Vivimos envueltos en usos
y costumbres que nos marean y engañan.
Estos dos últimos verbos vienen, no por la maldad de los
hechos sino por la imposición irreflexiva.
Aceptamos y
admitimos con excesiva facilidad lo ya dado y hecho.
Nuestra capacidad de realizar una crítica constructiva es
plena, pero nuestra posibilidad es mínima. Por un lado por la imposición social
y por el otro nuestra falta de seguridad en nuestros pensamiento. Vivimos
aferrados a la cobardía en nuestras aspiraciones vitales.
Aquel que piense algo diferente, ¡ahy, pobre de él!, pues
lo bueno es lo cotidiano, lo repetitivo, lo usual, como nos decidimos e imponemos.
Ahogados en la incomprensión del funcionamiento,
busquemos una rebelión vital.
Las acciones habituales no tienen necesariamente un carácter
negativo e inherente pero si hay miedo, peligro y cobardía respecto a cualquier
cambio.
La reflexión intelectual en la búsqueda de la mejoría en
las variaciones, suele ser apartada y abandonada. Vivimos sujetos en la
engañosa seguridad de lo repetitivo.
El sentimiento trágico de la vida o la rebelión de las
masas son menospreciados e incomprendidos.
El nihilismo formador es aceptado.

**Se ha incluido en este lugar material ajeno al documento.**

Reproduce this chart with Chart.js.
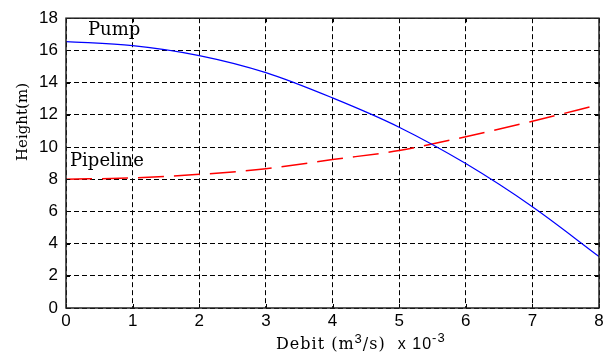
<!DOCTYPE html>
<html>
<head>
<meta charset="utf-8">
<script src="https://cdn.jsdelivr.net/npm/chart.js@4.4.1/dist/chart.umd.min.js"></script>
<style>
  body { margin: 0; background: #fff; }
  #wrap { width: 609px; height: 354px; }
</style>
</head>
<body>
<div id="wrap"><canvas id="grafico" width="609" height="354"></canvas></div>
<script>
// debit (m3/s x 10^-3)
const debit = [0, 1, 2, 3, 4, 5, 6, 7, 8];
// heights (m)
const pumpHeight = [16.55, 16.3, 15.68, 14.62, 13.05, 11.23, 8.97, 6.29, 3.2];
const pipelineHeight = [8.0, 8.08, 8.3, 8.65, 9.22, 9.78, 10.64, 11.6, 12.63];
const xTicks = [0, 1, 2, 3, 4, 5, 6, 7, 8];
const yTicks = [0, 2, 4, 6, 8, 10, 12, 14, 16, 18];

const toPoints = (xs, ys) => xs.map((x, i) => ({ x, y: ys[i] }));

// frame, inward ticks and all the text around the plot
const decorPlugin = {
    id: 'decor',
    afterDraw(chart) {
        const { ctx, chartArea: a, scales: { x, y } } = chart;
        ctx.save();
        ctx.setLineDash([]);
        ctx.strokeStyle = '#000';
        ctx.lineWidth = 1;

        // inward ticks
        ctx.beginPath();
        xTicks.forEach(v => {
            const px = Math.round(x.getPixelForValue(v)) + 0.5;
            ctx.moveTo(px, a.bottom); ctx.lineTo(px, a.bottom - 4);
            ctx.moveTo(px, a.top); ctx.lineTo(px, a.top + 4);
        });
        yTicks.forEach(v => {
            const py = Math.round(y.getPixelForValue(v)) + 0.5;
            ctx.moveTo(a.left, py); ctx.lineTo(a.left + 4, py);
            ctx.moveTo(a.right, py); ctx.lineTo(a.right - 4, py);
        });
        ctx.stroke();

        ctx.lineWidth = 1.5;
        ctx.strokeStyle = '#222';
        ctx.strokeRect(a.left, a.top, a.right - a.left, a.bottom - a.top);

        // curve labels
        ctx.fillStyle = '#000';
        ctx.textBaseline = 'middle';
        ctx.textAlign = 'left';
        ctx.font = '18px "DejaVu Serif"';
        ctx.fillText('Pump', x.getPixelForValue(0.33), y.getPixelForValue(17.27));
        ctx.fillText('Pipeline', x.getPixelForValue(0.06), y.getPixelForValue(9.1));

        // y title
        ctx.save();
        ctx.translate(23, 122);
        ctx.rotate(-Math.PI / 2);
        ctx.textAlign = 'center';
        ctx.font = '15px "DejaVu Serif"';
        ctx.fillText('Height(m)', 0, 0);
        ctx.restore();

        // x title with superscripts
        const parts = [
            ['Debit (m', '16px "DejaVu Serif"', 0],
            ['3', '13px "Liberation Sans"', -6],
            ['/s)  ', '16px "DejaVu Serif"', 0],
            ['x 10', '16px "Liberation Sans"', 0],
            ['-3', '13px "Liberation Sans"', -7]
        ];
        ctx.textBaseline = 'alphabetic';
        ctx.letterSpacing = '1px';
        let tx = 276;
        const base = 349;
        parts.forEach(([t, f, dy]) => {
            ctx.font = f;
            ctx.fillText(t, tx, base + dy);
            tx += ctx.measureText(t).width;
        });
        ctx.restore();
    }
};

const ctx = document.getElementById('grafico').getContext('2d');
const grafico = new Chart(ctx, {
    type: 'line',
    data: {
        datasets: [
            {
                label: 'Pump',
                data: toPoints(debit, pumpHeight),
                borderColor: '#0000ff',
                borderWidth: 1.2,
                pointRadius: 0,
                cubicInterpolationMode: 'monotone'
            },
            {
                label: 'Pipeline',
                data: toPoints(debit, pipelineHeight),
                borderColor: '#ff0000',
                borderWidth: 1.5,
                borderDash: [26, 10],
                pointRadius: 0,
                cubicInterpolationMode: 'monotone'
            }
        ]
    },
    options: {
        responsive: false,
        animation: false,
        layout: { padding: { top: 11, right: 10, left: 0, bottom: 0 } },
        plugins: {
            legend: { display: false },
            tooltip: { enabled: false }
        },
        scales: {
            x: {
                type: 'linear',
                min: 0,
                max: 8,
                afterFit: (scale) => { scale.height = 46; },
                afterBuildTicks: (scale) => { scale.ticks = xTicks.map(value => ({ value })); },
                ticks: {
                    color: '#000',
                    padding: 3,
                    font: { family: 'Liberation Sans', size: 17 }
                },
                grid: { color: '#000', lineWidth: 1, drawTicks: false },
                border: { display: false, dash: [5, 3] }
            },
            y: {
                min: 0,
                max: 18,
                afterFit: (scale) => { scale.width = 66; },
                afterBuildTicks: (scale) => { scale.ticks = yTicks.map(value => ({ value })); },
                ticks: {
                    color: '#000',
                    padding: 8,
                    font: { family: 'Liberation Sans', size: 17 }
                },
                grid: { color: '#000', lineWidth: 1, drawTicks: false },
                border: { display: false, dash: [5, 3] }
            }
        }
    },
    plugins: [decorPlugin]
});
</script>
</body>
</html>
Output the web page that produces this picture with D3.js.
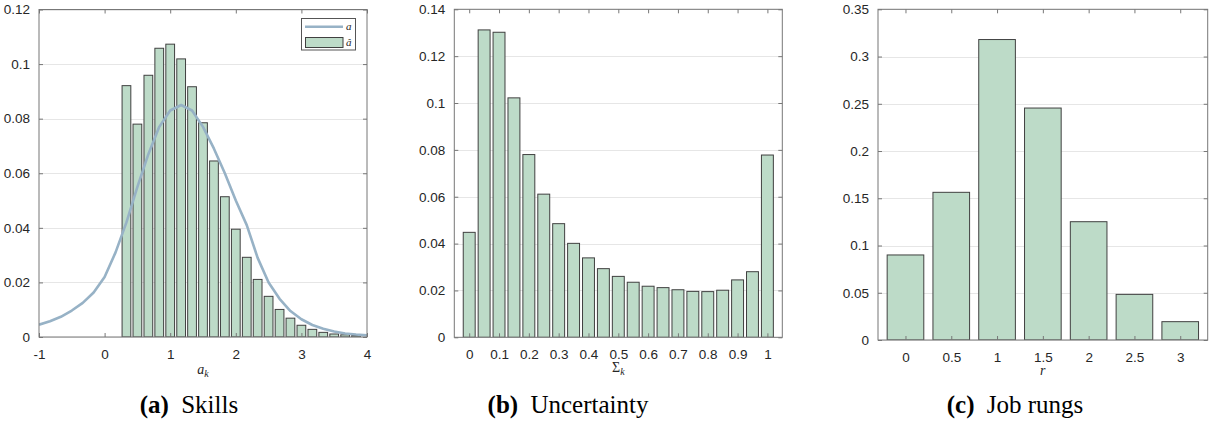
<!DOCTYPE html>
<html>
<head>
<meta charset="utf-8">
<script src="https://cdn.jsdelivr.net/npm/d3@7/dist/d3.min.js"></script>
<style>
  html, body { margin: 0; padding: 0; background: #fff; }
  svg { display: block; }
  .tick text { font-family: "Liberation Sans", Arial, sans-serif; font-size: 13.5px; fill: #262626; }
</style>
</head>
<body>
<svg id="chart" width="1214" height="424"></svg>
<script>
// ---------------- DATA ----------------
// (a) Skills: histogram of estimated skills (â) and density of true skills (a)
const skillBinCenters = [0.333, 0.5, 0.667, 0.833, 1.0, 1.167, 1.333, 1.5, 1.667, 1.833, 2.0,
  2.167, 2.333, 2.5, 2.667, 2.833, 3.0, 3.167, 3.333, 3.5, 3.667, 3.833];
const skillBinValues = [0.0921, 0.0780, 0.0959, 0.1058, 0.1073, 0.1019, 0.0917, 0.0785, 0.0645, 0.0514, 0.0395,
  0.0292, 0.0211, 0.0149, 0.0101, 0.0069, 0.0043, 0.0028, 0.0017, 0.0011, 0.0008, 0.0005];
const skillCurveX = [-1, -0.833, -0.667, -0.5, -0.333, -0.167, 0, 0.167, 0.333, 0.5, 0.667, 0.833, 1.0,
  1.167, 1.333, 1.5, 1.667, 1.833, 2.0, 2.167, 2.333, 2.5, 2.667, 2.833, 3.0, 3.167, 3.333, 3.5, 3.667, 3.833, 4.0];
const skillCurveY = [0.0045, 0.0058, 0.0074, 0.0097, 0.0125, 0.0163, 0.0220, 0.0310, 0.0420, 0.0550, 0.0670, 0.0770, 0.0830,
  0.0850, 0.0830, 0.0770, 0.0690, 0.0600, 0.0500, 0.0410, 0.0290, 0.0200, 0.0140, 0.0095, 0.0065, 0.0044, 0.0030, 0.0020, 0.0013, 0.0009, 0.0006];
const skillXTicks = [-1, 0, 1, 2, 3, 4];
const skillYTicks = [0, 0.02, 0.04, 0.06, 0.08, 0.1, 0.12];

// (b) Uncertainty
const uncCenters = [0, 0.05, 0.1, 0.15, 0.2, 0.25, 0.3, 0.35, 0.4, 0.45, 0.5, 0.55, 0.6, 0.65, 0.7, 0.75, 0.8, 0.85, 0.9, 0.95, 1.0];
const uncValues = [0.0448, 0.1312, 0.1302, 0.1022, 0.0780, 0.0611, 0.0485, 0.0401, 0.0339, 0.0293, 0.0260,
  0.0235, 0.0218, 0.0212, 0.0203, 0.0196, 0.0195, 0.0201, 0.0245, 0.0280, 0.0778];
const uncXTicks = [0, 0.1, 0.2, 0.3, 0.4, 0.5, 0.6, 0.7, 0.8, 0.9, 1];
const uncYTicks = [0, 0.02, 0.04, 0.06, 0.08, 0.1, 0.12, 0.14];

// (c) Job rungs
const rungCenters = [0, 0.5, 1, 1.5, 2, 2.5, 3];
const rungValues = [0.0900, 0.1563, 0.3180, 0.2455, 0.1252, 0.0483, 0.0194];
const rungXTicks = [0, 0.5, 1, 1.5, 2, 2.5, 3];
const rungYTicks = [0, 0.05, 0.1, 0.15, 0.2, 0.25, 0.3, 0.35];

const captions = [
  { tag: "(a)", text: "Skills" },
  { tag: "(b)", text: "Uncertainty" },
  { tag: "(c)", text: "Job rungs" }
];

// ---------------- STYLE ----------------
const barFill = "#bddbc8";
const barStroke = "#404040";
const curveColor = "#97b2c6";
const boxColor = "#777777";
const gridColor = "#e6e6e6";
const textColor = "#262626";

const svg = d3.select("#chart");
const fmt = v => String(+v.toFixed(3));

function panel(cfg) {
  const g = svg.append("g");
  const x = d3.scaleLinear().domain(cfg.xDomain).range([cfg.left, cfg.right]);
  const y = d3.scaleLinear().domain(cfg.yDomain).range([cfg.bottom, cfg.top]);

  const clipId = "clip" + cfg.id;
  svg.append("clipPath").attr("id", clipId).append("rect")
    .attr("x", cfg.left).attr("y", cfg.top)
    .attr("width", cfg.right - cfg.left).attr("height", cfg.bottom - cfg.top);

  // grid
  g.append("g").selectAll("line").data(cfg.yTicks).join("line")
    .attr("x1", cfg.left).attr("x2", cfg.right)
    .attr("y1", d => Math.round(y(d)) + 0.5).attr("y2", d => Math.round(y(d)) + 0.5)
    .attr("stroke", gridColor).attr("stroke-width", 1);

  // bars
  const bw = cfg.barWidth;
  g.append("g").attr("clip-path", `url(#${clipId})`)
    .selectAll("rect").data(cfg.centers.map((c, i) => ({ c, v: cfg.values[i] }))).join("rect")
    .attr("x", d => x(d.c - bw / 2))
    .attr("width", d => x(d.c + bw / 2) - x(d.c - bw / 2))
    .attr("y", d => y(d.v))
    .attr("height", d => y(0) - y(d.v))
    .attr("fill", barFill)
    .attr("stroke", barStroke)
    .attr("stroke-width", 1);

  // curve
  if (cfg.curveX) {
    const line = d3.line().x(d => x(d[0])).y(d => y(d[1])).curve(d3.curveLinear);
    g.append("path").attr("clip-path", `url(#${clipId})`)
      .datum(cfg.curveX.map((v, i) => [v, cfg.curveY[i]]))
      .attr("d", line)
      .attr("fill", "none").attr("stroke", curveColor).attr("stroke-width", 2.6)
      .attr("stroke-linejoin", "round");
  }

  // axes with inward ticks
  const tl = 4;
  const bottomAxis = d3.axisBottom(x).tickValues(cfg.xTicks).tickFormat(fmt).tickSizeInner(-tl).tickSizeOuter(0).tickPadding(12);
  const topAxis = d3.axisTop(x).tickValues(cfg.xTicks).tickFormat("").tickSizeInner(-tl).tickSizeOuter(0);
  const leftAxis = d3.axisLeft(y).tickValues(cfg.yTicks).tickFormat(fmt).tickSizeInner(-tl).tickSizeOuter(0).tickPadding(9);
  const rightAxis = d3.axisRight(y).tickValues(cfg.yTicks).tickFormat("").tickSizeInner(-tl).tickSizeOuter(0);

  const styleAxis = sel => {
    sel.select(".domain").remove();
    sel.selectAll(".tick line").attr("stroke", boxColor);
    sel.selectAll(".tick text").attr("fill", textColor).attr("font-family", null).attr("font-size", null);
  };
  g.append("g").attr("transform", `translate(0,${cfg.bottom})`).call(bottomAxis).call(styleAxis);
  g.append("g").attr("transform", `translate(0,${cfg.top})`).call(topAxis).call(styleAxis);
  g.append("g").attr("transform", `translate(${cfg.left},0)`).call(leftAxis).call(styleAxis);
  g.append("g").attr("transform", `translate(${cfg.right},0)`).call(rightAxis).call(styleAxis);

  // box
  g.append("rect")
    .attr("x", cfg.left).attr("y", cfg.top)
    .attr("width", cfg.right - cfg.left).attr("height", cfg.bottom - cfg.top)
    .attr("fill", "none").attr("stroke", boxColor).attr("stroke-width", 1);

  // x label
  const xl = g.append("text")
    .attr("x", (cfg.left + cfg.right) / 2).attr("y", cfg.xLabelY)
    .attr("text-anchor", "middle")
    .attr("font-family", "'Liberation Serif', 'DejaVu Serif', serif")
    .attr("font-size", 14).attr("fill", textColor);
  cfg.xLabel(xl);

  // caption
  const cap = svg.append("text")
    .attr("x", cfg.capX).attr("y", 413)
    .attr("text-anchor", "middle")
    .attr("font-family", "'Liberation Serif', 'DejaVu Serif', serif")
    .attr("font-size", 25).attr("fill", "#000");
  cap.append("tspan").attr("font-weight", "bold").text(cfg.caption.tag);
  cap.append("tspan").attr("dx", 6).text(" " + cfg.caption.text);

  return { g, x, y };
}

// Panel (a)
const pa = panel({
  id: "a", left: 39, right: 367, top: 9.5, bottom: 337,
  xDomain: [-1, 4], yDomain: [0, 0.12],
  xTicks: skillXTicks, yTicks: skillYTicks,
  centers: skillBinCenters, values: skillBinValues, barWidth: 0.8 / 6,
  curveX: skillCurveX, curveY: skillCurveY,
  xLabelY: 374,
  xLabel: t => {
    t.append("tspan").attr("font-style", "italic").text("a");
    t.append("tspan").attr("font-style", "italic").attr("font-size", 10).attr("dy", 2.5).text("k");
  },
  capX: 189, caption: captions[0]
});

// Legend for (a)
(function () {
  const lg = pa.g.append("g");
  lg.append("rect").attr("x", 301.5).attr("y", 18.5).attr("width", 54).attr("height", 31.5)
    .attr("fill", "#fff").attr("stroke", "#555").attr("stroke-width", 1);
  lg.append("line").attr("x1", 305).attr("x2", 343).attr("y1", 26.8).attr("y2", 26.8)
    .attr("stroke", curveColor).attr("stroke-width", 2.6);
  lg.append("rect").attr("x", 305.5).attr("y", 37.5).attr("width", 37.5).attr("height", 10)
    .attr("fill", barFill).attr("stroke", barStroke).attr("stroke-width", 1);
  lg.append("text").attr("x", 346).attr("y", 30).attr("font-family", "'Liberation Serif', serif")
    .attr("font-style", "italic").attr("font-size", 11).attr("fill", textColor).text("a");
  lg.append("text").attr("x", 346).attr("y", 46).attr("font-family", "'Liberation Serif', serif")
    .attr("font-style", "italic").attr("font-size", 11).attr("fill", textColor).text("\u00e2");
})();

// Panel (b)
panel({
  id: "b", left: 454.3, right: 782.3, top: 9.3, bottom: 337.3,
  xDomain: [-0.05, 1.05], yDomain: [0, 0.14],
  xTicks: uncXTicks, yTicks: uncYTicks,
  centers: uncCenters, values: uncValues, barWidth: 0.8 * 0.05,
  xLabelY: 372,
  xLabel: t => {
    t.append("tspan").text("\u03a3");
    t.append("tspan").attr("font-style", "italic").attr("font-size", 10).attr("dy", 2.5).text("k");
  },
  capX: 568, caption: captions[1]
});

// Panel (c)
panel({
  id: "c", left: 878, right: 1207.7, top: 9.3, bottom: 340,
  xDomain: [-0.3, 3.3], yDomain: [0, 0.35],
  xTicks: rungXTicks, yTicks: rungYTicks,
  centers: rungCenters, values: rungValues, barWidth: 0.8 * 0.5,
  xLabelY: 375,
  xLabel: t => {
    t.append("tspan").attr("font-style", "italic").text("r");
  },
  capX: 1015, caption: captions[2]
});
</script>
</body>
</html>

La huida espiritual
es tanto admitida como reducida a la no
importancia.
Estamos atrapados entonces en la equívoca construcción
social, humana.
Nos bañamos en aguas sociales que corrompen nuestra
naturaleza. Así nos han enseñado a ser felices.
Somos buenos por naturaleza, nuestra humanidad nos une y
nuestra sociedad nos corrompe. Que no nos domine y nos trate y nos construya en
ritmos y en etapas.
Estamos, las personas, por encima de cualquier camino ya
marcado y construyamos por nuestra cuenta. No hay destino, el futuro es contingente y
casual y sólo con nuestra libertad actuamos frente a él.
La globalización potencia la esclavitud generalizada. El
anonimato quita valor y decisión a las opiniones y cambios.
Soñar es necesario, pues sin esto no hay cambios.